There’s another quote from the book that I quite like, about the white guy’s first impressions as his arrives in Mumbai:
“The contrast between the familiar and the exceptional was everywhere around me. A bullock cart was drawn up beside a modern sports car at a traffic signal. A man squatted to relieve himself behind the discreet shelter of a satellite dish. An electric forklift truck was being used to unload goods from an ancient wooden cart with wooden wheels. The impression was of a plodding, indefatigable, and distant past that had crashed intact, through barriers of time, into its own future.”

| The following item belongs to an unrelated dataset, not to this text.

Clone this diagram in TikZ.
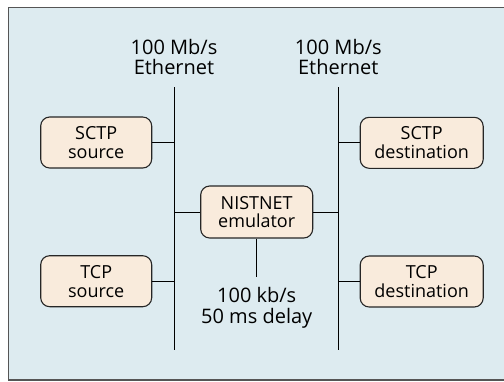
\documentclass[tikz,border=0pt]{standalone}
\usepackage{fontspec}
\setmainfont{Open Sans}
\definecolor{bgblue}{HTML}{DDEBF0}
\definecolor{boxfill}{HTML}{F9EBDC}
\definecolor{framegray}{HTML}{555555}
\begin{document}
\begin{tikzpicture}[x=1pt,y=-1pt,
  hostbox/.style={draw=black!85, line width=1.1pt, fill=boxfill, rounded corners=9pt,
    minimum height=51pt, inner sep=0pt, align=center, font=\fontsize{18}{18.8}\selectfont},
  lbl/.style={inner sep=0pt, align=center, font=\fontsize{20}{20.7}\selectfont},
  wire/.style={draw=black, line width=0.9pt}]
\useasboundingbox (0,0) rectangle (504,381);
\fill[bgblue] (8.5,7.5) rectangle (504,380);
\draw[framegray, line width=1.8pt] (504,7.5) -- (8.5,7.5) -- (8.5,380.3) -- (504,380.3);

\node[lbl] (ethL) at (174,57) {100 Mb/s\\Ethernet};
\node[lbl] (ethR) at (338.3,57) {100 Mb/s\\Ethernet};
\node[lbl] (link) at (256.7,308) {100 kb/s\\50 ms delay};

\node[hostbox, minimum width=111pt] (sctps) at (96.2,142.5) {SCTP\\source};
\node[hostbox, minimum width=111pt] (tcps) at (96.2,281.2) {TCP\\source};
\node[hostbox, minimum width=112pt, minimum height=52pt] (nist) at (256.7,212) {NISTNET\\emulator};
\node[hostbox, minimum width=123pt] (sctpd) at (421.7,142.8) {SCTP\\destination};
\node[hostbox, minimum width=123pt] (tcpd) at (421.7,281.5) {TCP\\destination};

\coordinate (LT) at (174,87);
\coordinate (LB) at (174,350);
\coordinate (RT) at (338.3,87);
\coordinate (RB) at (338.3,350);
\coordinate (ND) at (256.7,277);

\draw[wire] (LT) -- (LB);
\draw[wire] (RT) -- (RB);
\draw[wire] (sctps.east) -- (sctps.east -| LT);
\draw[wire] (tcps.east) -- (tcps.east -| LT);
\draw[wire] (nist.west) -- (nist.west -| LT);
\draw[wire] (nist.east) -- (nist.east -| RT);
\draw[wire] (sctpd.west) -- (sctpd.west -| RT);
\draw[wire] (tcpd.west) -- (tcpd.west -| RT);
\draw[wire] (nist.south) -- (ND);
\end{tikzpicture}
\end{document}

Sorry for the long post. I wrote it on the flight from Delhi to Bangalore and didn’t really have much else to do. Plus I was feeling slightly sentimental about leaving India so soon when there is so much more to see and do and experience here. That’s the thing about traveling…. It often feels before you leave like each new country is a giant museum. You’ll go to one room, look at all the paintings, and then move on to the next. Each hour spent in a museum is one hour less that you need to see the whole museum and thus complete your trip. Obviously, a place like India is far too great a museum to see in one month, and you know that coming in, but you still think that one month now is one less month that I would have to spend later…. But that’s not the way it works. The truth is that each new country is not a museum at all. A museum is finite, a country infinite. One day spent in a country does not reduce the necessary time to “finish” the country, but instead opens up another week of days that you didn’t even know you needed before. A month in India does not lessen your desire to see India, but makes it even greater.
That’s the curse of traveling, but it is also a blessing. It’s a blessing because it’s impossible to see everything, and by understanding that and accepting that, you can let go of the pressure to cram everything in, and you can instead take your time and relax and enjoy the things you do see. It’s a blessing because you know that no matter how much traveling you do, and how much time you spend somewhere, there will ALWAYS be something different to see, something unique to experience, and something new to learn.